## Begin INFORMATION PROVIDED

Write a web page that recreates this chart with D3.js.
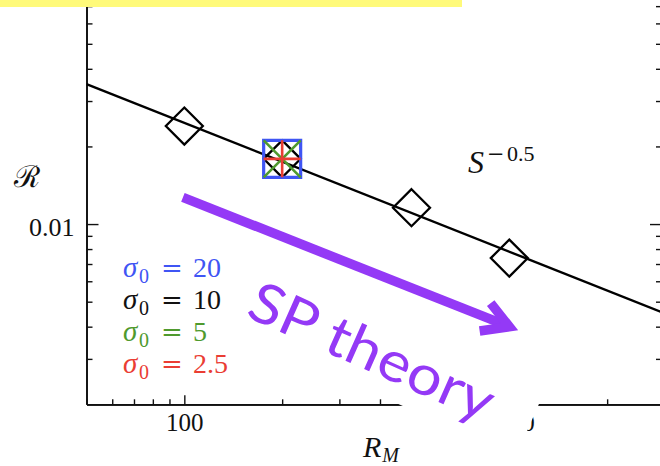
<!DOCTYPE html>
<html>
<head>
<meta charset="utf-8">
<script src="https://cdn.jsdelivr.net/npm/d3@7"></script>
<style>
  html, body { margin: 0; padding: 0; background: #fff; }
  svg { display: block; }
  .axis path, .axis line { stroke: #111; }
  .axis text { font-family: "Liberation Serif", serif; fill: #111; }
</style>
</head>
<body>
<svg id="chart" width="660" height="466"></svg>
<script>
// Ratio R versus R_M on log-log axes, with the S^-0.5 scaling line.
const rmValues = [100, 200, 500, 1000];             // sigma0 = 10 runs (diamonds)
const rValues  = [0.0240, 0.0179, 0.01157, 0.00738];
const extraRM = [200, 200, 200];                     // sigma0 = 20, 5, 2.5 runs
const extraR  = [0.0179, 0.0179, 0.0179];
const fitRM = [50, 2950];                            // S^-0.5 line end points
const fitR  = [0.0349, 0.00455];
const sigmaLabels = ["20", "10", "5", "2.5"];
const sigmaColors = ["#3f55f4", "#111111", "#4f9a2e", "#ea3d33"];
const xMajor = [100, 1000];
const xMinor = [50, 60, 70, 80, 90, 200, 300, 400, 500, 600, 700, 800, 900, 2000];
const yMajor = [0.01];
const yMinor = [0.003, 0.004, 0.005, 0.006, 0.007, 0.008, 0.009,
                0.02, 0.03, 0.04, 0.05, 0.06, 0.07, 0.08, 0.09];
const arrowFrom = [99, 0.0127];
const arrowTo   = [1000, 0.0040];
const notePos   = [153, 0.0044];

const svg = d3.select("#chart");
const x = d3.scaleLog().domain([50, 2950]).range([86.5, 662]);
const y = d3.scaleLog().domain([0.002, 0.1]).range([404.3, -33.8]);
const purple = "#9439f6";

svg.append("defs").append("clipPath").attr("id", "plotClip")
  .append("rect").attr("x", x.range()[0]).attr("y", y.range()[1])
  .attr("width", x.range()[1] - x.range()[0]).attr("height", y.range()[0] - y.range()[1]);

// ---- axes ----
const xAxisG = svg.append("g").attr("transform", `translate(0,${y.range()[0]})`);
xAxisG.append("g").attr("class", "axis")
  .call(d3.axisBottom(x).tickValues(xMinor).tickSize(-5).tickSizeOuter(0).tickFormat(""));
xAxisG.append("g").attr("class", "axis")
  .call(d3.axisBottom(x).tickValues(xMajor).tickSize(-9).tickSizeOuter(0).tickPadding(9)
    .tickFormat(d3.format("d")))
  .call(g => g.selectAll("text").attr("font-size", 25));

const yAxisL = svg.append("g").attr("transform", `translate(${x.range()[0]},0)`);
yAxisL.append("g").attr("class", "axis")
  .call(d3.axisLeft(y).tickValues(yMinor).tickSize(-6).tickSizeOuter(0).tickFormat(""));
yAxisL.append("g").attr("class", "axis")
  .call(d3.axisLeft(y).tickValues(yMajor).tickSize(-12).tickSizeOuter(0).tickPadding(12)
    .tickFormat(d3.format(".2f")))
  .call(g => g.selectAll("text").attr("font-size", 26).attr("dy", "0.45em"));

const yAxisR = svg.append("g").attr("transform", `translate(${x.range()[1]},0)`);
yAxisR.append("g").attr("class", "axis")
  .call(d3.axisRight(y).tickValues(yMinor).tickSize(-6).tickSizeOuter(0).tickFormat(""));
yAxisR.append("g").attr("class", "axis")
  .call(d3.axisRight(y).tickValues(yMajor).tickSize(-12).tickSizeOuter(0).tickFormat(""));

svg.selectAll(".axis path").attr("stroke-width", 1.7);
svg.selectAll(".axis line").attr("stroke-width", 1.4);

// ---- axis titles ----
svg.append("text").attr("x", 14).attr("y", 187)
  .attr("font-family", "DejaVu Serif, serif").attr("font-size", 30).attr("fill", "#111")
  .text("\u211B");

const xt = svg.append("text").attr("x", 363).attr("y", 457)
  .attr("font-family", "Liberation Serif, serif").attr("font-size", 30).attr("fill", "#111");
xt.append("tspan").attr("font-style", "italic").text("R");
xt.append("tspan").attr("font-style", "italic").attr("font-size", 20).attr("dx", 1).attr("dy", 5).text("M");

// ---- S^-0.5 line and markers ----
const plot = svg.append("g").attr("clip-path", "url(#plotClip)");
plot.append("path")
  .datum(fitRM.map((d, i) => [d, fitR[i]]))
  .attr("d", d3.line().x(d => x(d[0])).y(d => y(d[1])))
  .attr("fill", "none").attr("stroke", "#000").attr("stroke-width", 2.4);

const diamond = h => `M0,${-h}L${h},0L0,${h}L${-h},0Z`;
const square = h => `M${-h},${-h}H${h}V${h}H${-h}Z`;
const times = h => `M${-h},${-h}L${h},${h}M${-h},${h}L${h},${-h}`;
const plus = h => `M${-h},0H${h}M0,${-h}V${h}`;

plot.selectAll(".dia").data(rmValues.map((d, i) => [d, rValues[i]]))
  .join("path").attr("class", "dia")
  .attr("transform", d => `translate(${x(d[0])},${y(d[1])})`)
  .attr("d", diamond(18.5))
  .attr("fill", "none").attr("stroke", "#000").attr("stroke-width", 2.3);

const extraShapes = [square, times, plus];
const extraColors = [sigmaColors[0], sigmaColors[2], sigmaColors[3]];
plot.selectAll(".extra").data(extraRM.map((d, i) => [d, extraR[i], i]))
  .join("path").attr("class", "extra")
  .attr("transform", d => `translate(${x(d[0])},${y(d[1])})`)
  .attr("d", d => extraShapes[d[2]](18.5))
  .attr("fill", "none").attr("stroke", d => extraColors[d[2]])
  .attr("stroke-width", d => d[2] === 0 ? 3.2 : 2.6);

// ---- S^-0.5 label ----
svg.append("text").attr("x", 468).attr("y", 173)
  .attr("font-family", "Liberation Serif, serif").attr("font-size", 32).attr("fill", "#111")
  .attr("font-style", "italic").text("S");
svg.append("text").attr("x", 487).attr("y", 161)
  .attr("font-family", "DejaVu Serif, serif").attr("font-size", 21).attr("fill", "#111")
  .text("\u2212");
svg.append("text").attr("x", 507).attr("y", 161)
  .attr("font-family", "Liberation Serif, serif").attr("font-size", 22).attr("fill", "#111")
  .text("0.5");

// ---- legend ----
sigmaLabels.forEach((lab, i) => {
  const by = 277 + 32 * i;
  const g = svg.append("g").attr("fill", sigmaColors[i])
    .attr("font-family", "Liberation Serif, serif");
  g.append("text").attr("x", 123).attr("y", by).attr("font-size", 29)
    .attr("font-style", "italic").text("\u03C3");
  g.append("text").attr("x", 139).attr("y", by + 6).attr("font-size", 20).text("0");
  g.append("text").attr("x", 161).attr("y", by).attr("font-size", 26)
    .attr("font-family", "DejaVu Serif, serif").text("=");
  g.append("text").attr("x", 193).attr("y", by).attr("font-size", 28).text(lab);
});

// ---- "SP theory" note on a white card ----
const ang = Math.atan2(y(arrowTo[1]) - y(arrowFrom[1]), x(arrowTo[0]) - x(arrowFrom[0])) * 180 / Math.PI + 2.3;
const note = svg.append("g")
  .attr("transform", `translate(${x(notePos[0])},${y(notePos[1])}) rotate(${ang})`);
note.append("rect").attr("x", -8).attr("y", -60).attr("width", 313).attr("height", 78)
  .attr("fill", "#fff");
note.append("text").attr("x", 0).attr("y", 0)
  .attr("font-family", "Lato, sans-serif").attr("font-weight", 400).attr("font-size", 56)
  .attr("textLength", 262).attr("lengthAdjust", "spacingAndGlyphs")
  .attr("fill", purple).text("SP theory");

// ---- arrow ----
const a0 = [x(arrowFrom[0]), y(arrowFrom[1])];
const a1 = [x(arrowTo[0]), y(arrowTo[1])];
const phi = Math.atan2(a1[1] - a0[1], a1[0] - a0[0]);
const armL = 30, spread = 30 * Math.PI / 180;
svg.append("path")
  .attr("d", `M${a0[0]},${a0[1]}L${a1[0] - 4 * Math.cos(phi)},${a1[1] - 4 * Math.sin(phi)}`)
  .attr("stroke", purple).attr("stroke-width", 9.5).attr("fill", "none");
svg.append("path")
  .attr("d", `M${a1[0] - armL * Math.cos(phi - spread)},${a1[1] - armL * Math.sin(phi - spread)}` +
             `L${a1[0]},${a1[1]}` +
             `L${a1[0] - armL * Math.cos(phi + spread)},${a1[1] - armL * Math.sin(phi + spread)}`)
  .attr("stroke", purple).attr("stroke-width", 9.5).attr("fill", "none")
  .attr("stroke-linejoin", "miter").attr("stroke-miterlimit", 10);

// ---- highlight band along the top ----
svg.append("rect").attr("x", 0).attr("y", 0).attr("width", 462).attr("height", 7)
  .attr("fill", "#fffa7a");
</script>
</body>
</html>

## End INFORMATION PROVIDED

Restate only the lines running from the start of the material above through the line containing "y.range()[0] - y.range()[1]);", ends included. No pictures.

> _ANSWER BELOW_:
Write a web page that recreates this chart with D3.js.
<!DOCTYPE html>
<html>
<head>
<meta charset="utf-8">
<script src="https://cdn.jsdelivr.net/npm/d3@7"></script>
<style>
  html, body { margin: 0; padding: 0; background: #fff; }
  svg { display: block; }
  .axis path, .axis line { stroke: #111; }
  .axis text { font-family: "Liberation Serif", serif; fill: #111; }
</style>
</head>
<body>
<svg id="chart" width="660" height="466"></svg>
<script>
// Ratio R versus R_M on log-log axes, with the S^-0.5 scaling line.
const rmValues = [100, 200, 500, 1000];             // sigma0 = 10 runs (diamonds)
const rValues  = [0.0240, 0.0179, 0.01157, 0.00738];
const extraRM = [200, 200, 200];                     // sigma0 = 20, 5, 2.5 runs
const extraR  = [0.0179, 0.0179, 0.0179];
const fitRM = [50, 2950];                            // S^-0.5 line end points
const fitR  = [0.0349, 0.00455];
const sigmaLabels = ["20", "10", "5", "2.5"];
const sigmaColors = ["#3f55f4", "#111111", "#4f9a2e", "#ea3d33"];
const xMajor = [100, 1000];
const xMinor = [50, 60, 70, 80, 90, 200, 300, 400, 500, 600, 700, 800, 900, 2000];
const yMajor = [0.01];
const yMinor = [0.003, 0.004, 0.005, 0.006, 0.007, 0.008, 0.009,
                0.02, 0.03, 0.04, 0.05, 0.06, 0.07, 0.08, 0.09];
const arrowFrom = [99, 0.0127];
const arrowTo   = [1000, 0.0040];
const notePos   = [153, 0.0044];

const svg = d3.select("#chart");
const x = d3.scaleLog().domain([50, 2950]).range([86.5, 662]);
const y = d3.scaleLog().domain([0.002, 0.1]).range([404.3, -33.8]);
const purple = "#9439f6";

svg.append("defs").append("clipPath").attr("id", "plotClip")
  .append("rect").attr("x", x.range()[0]).attr("y", y.range()[1])
  .attr("width", x.range()[1] - x.range()[0]).attr("height", y.range()[0] - y.range()[1]);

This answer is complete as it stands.